Мало-помалу холодная ярость овладела Беренис. Ее голубые глаза стали как льдинки. Но в конце концов здравый смысл пришел ей на помощь. Разве не в ее власти пустить в ход самое острое свое оружие? К ее услугам Тэвисток – он хоть и хлыщ, но занимает столь видное положение в свете, что его вместе с матерью часто приглашают даже ко двору. Да не только он, есть и другие, – откровенно восторженные взгляды доброго десятка видных и интересных мужчин в этом новом для нее обществе красноречиво говорили: «Обрати же на меня внимание!» И, наконец, есть еще Стэйн.

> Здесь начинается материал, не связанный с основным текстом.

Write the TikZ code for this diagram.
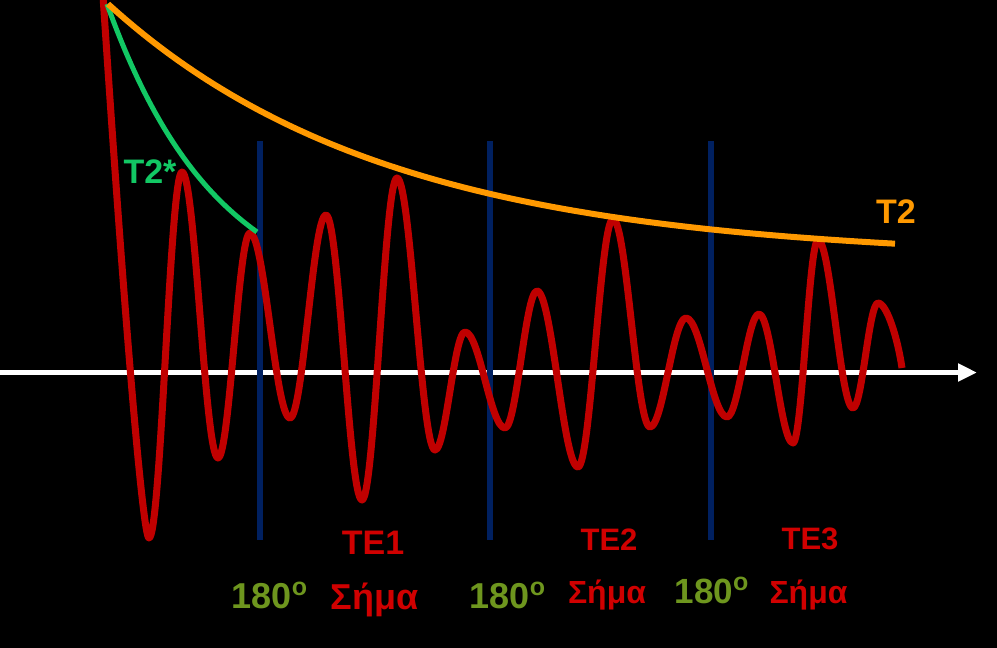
\documentclass[tikz,border=0pt]{standalone}
\usepackage{fontspec}
\setmainfont{Liberation Sans}
\usetikzlibrary{arrows.meta}
\definecolor{sigred}{HTML}{C00000}
\definecolor{txtred}{HTML}{D00000}
\definecolor{tworange}{HTML}{FF9900}
\definecolor{twgreen}{RGB}{18,200,100}
\definecolor{olive}{RGB}{110,150,30}
\definecolor{navyline}{RGB}{0,32,96}
\tikzset{
  lbl/.style={inner sep=0pt, anchor=base, font=\bfseries\fontsize{#1}{#1}\selectfont},
  lbl/.default=36,
  pulse/.style={navyline, line width=5.5pt},
  deg/.style={lbl=36, text=olive},
}
\newcommand{\degsign}{\raisebox{13pt}{\fontsize{25}{25}\selectfont o}}
\begin{document}
\begin{tikzpicture}[x=1pt,y=-1pt]
\fill[black] (0,0) rectangle (997,648);
\useasboundingbox (0,0) rectangle (997,648);
% axis
\coordinate (ax0) at (0,372.5);
\coordinate (ax1) at (977,372.5);
\draw[white, line width=5pt, -{Triangle[length=19pt,width=17pt]}] (ax0) -- (ax1);
% 180 degree pulses
\foreach \n/\x in {p1/260, p2/490, p3/711}{
  \coordinate (\n t) at (\x,141);
  \coordinate (\n b) at (\x,540);
  \draw[pulse] (\n t) -- (\n b);
}
% signal
\draw[sigred, line width=7pt, line join=round]
 (103,-4) .. controls (125,327) and (143,538) .. (149,538)
 .. controls (161,538) and (170,172) .. (182,172)
 .. controls (195.1,172) and (204.9,458) .. (218,458)
 .. controls (229.6,458) and (238.4,233) .. (250,233)
 .. controls (264.6,233) and (275.4,418) .. (290,418)
 .. controls (303.1,418) and (312.9,215) .. (326,215)
 .. controls (339.1,215) and (348.9,500) .. (362,500)
 .. controls (374.7,500) and (384.3,178) .. (397,178)
 .. controls (410.8,178) and (421.2,450) .. (435,450)
 .. controls (445.9,450) and (454.1,332) .. (465,332)
 .. controls (479.6,332) and (490.4,428) .. (505,428)
 .. controls (516.6,428) and (525.4,291) .. (537,291)
 .. controls (551.9,291) and (563.1,467) .. (578,467)
 .. controls (590.7,467) and (600.3,219) .. (613,219)
 .. controls (626.5,219) and (636.5,427) .. (650,427)
 .. controls (663.1,427) and (672.9,318) .. (686,318)
 .. controls (700.9,318) and (712.1,417) .. (727,417)
 .. controls (738.6,417) and (747.4,314) .. (759,314)
 .. controls (771.4,314) and (780.6,443) .. (793,443)
 .. controls (802.1,443) and (808.9,240) .. (818,240)
 .. controls (830.7,240) and (840.3,408) .. (853,408)
 .. controls (862.1,408) and (868.9,303) .. (878,303)
 .. controls (887,303) and (898,340) .. (902,368);
% T2* decay
\draw[twgreen, line width=5pt] plot[domain=107:257, samples=50]
 (\x, {4+306.3*(1-exp(-(\x-107)/110))});
% T2 decay
\draw[tworange, line width=6pt] plot[domain=108:895, samples=90]
 (\x, {4+255*(1-exp(-(\x-108)/280))});
% labels
\node[lbl=34, text=twgreen] (t2s) at (150,183) {T2*};
\node[lbl=34, text=tworange] (t2) at (896,223) {T2};
\node[lbl=34, text=txtred] (te1) at (373,554) {TE1};
\node[lbl=31, text=txtred] (te2) at (609,550) {TE2};
\node[lbl=31, text=txtred] (te3) at (810,549) {TE3};
\node[deg] (d1) at (269.5,608) {180\degsign};
\node[deg] (d2) at (507.5,608) {180\degsign};
\node[deg, font=\bfseries\fontsize{35}{35}\selectfont] (d3) at (711.5,603) {180\degsign};
\node[lbl=36, text=txtred] (s1) at (374.5,609) {Σήμα};
\node[lbl=32, text=txtred] (s2) at (607,603) {Σήμα};
\node[lbl=32, text=txtred] (s3) at (808.5,603) {Σήμα};
\end{tikzpicture}
\end{document}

Впрочем, сколько бы Беренис ни злилась на Каупервуда в эти первые минуты, ей и в голову не приходило предпринять какой-либо отчаянный шаг. В конце концов, он все же дорог ей. Они оба успели почувствовать и понять, как необходимы друг другу. Она была озадачена, поражена, уязвлена, злость так и кипела в ней, но пойти на разрыв она не решилась бы. Разве сомнение в том, удастся ли ей удержать его, заставить его забыть прежние привычки и влечения, не волновало ее частенько и раньше? В глубине души она допускала, была почти уверена, что это ей не удастся. В лучшем случае сходство характеров и общность интересов, надеялась она, помогут им сохранять если не нежные, то хотя бы выгодные обоим отношения. А теперь… Неужели ей придется сознаться себе – и так скоро, – что все рухнуло? Нет, не может быть! Не так она представляла себе свое будущее и будущее Каупервуда. Ведь до сих пор все было так чудесно…
Она уже написала Каупервуду о приглашении Стэйна и намеревалась дождаться его ответа. Но теперь, когда перед ней такое доказательство неверности Каупервуда, решено: как бы она ни сочла нужным вести себя с ним дальше, она примет приглашение его светлости и будет всячески поощрять его ухаживания. А там видно будет, как поступить. Любопытно, что-то скажет Каупервуд, когда увидит, как увлекся ею Стэйн.
Итак, Беренис написала Стэйну, что матушка чувствует себя лучше и ей полезно было бы сейчас переменить обстановку, а потому она с радостью принимает его вторичное приглашение, полученное всего несколько дней назад.
Что до Каупервуда, она пока не станет больше писать ему. Она отнюдь не собирается держать себя со Стэйном так, чтобы вызвать нежелательные разговоры, и поездка эта не должна привести к разрыву с Каупервудом. Надо выждать и посмотреть, как подействует на него ее молчание.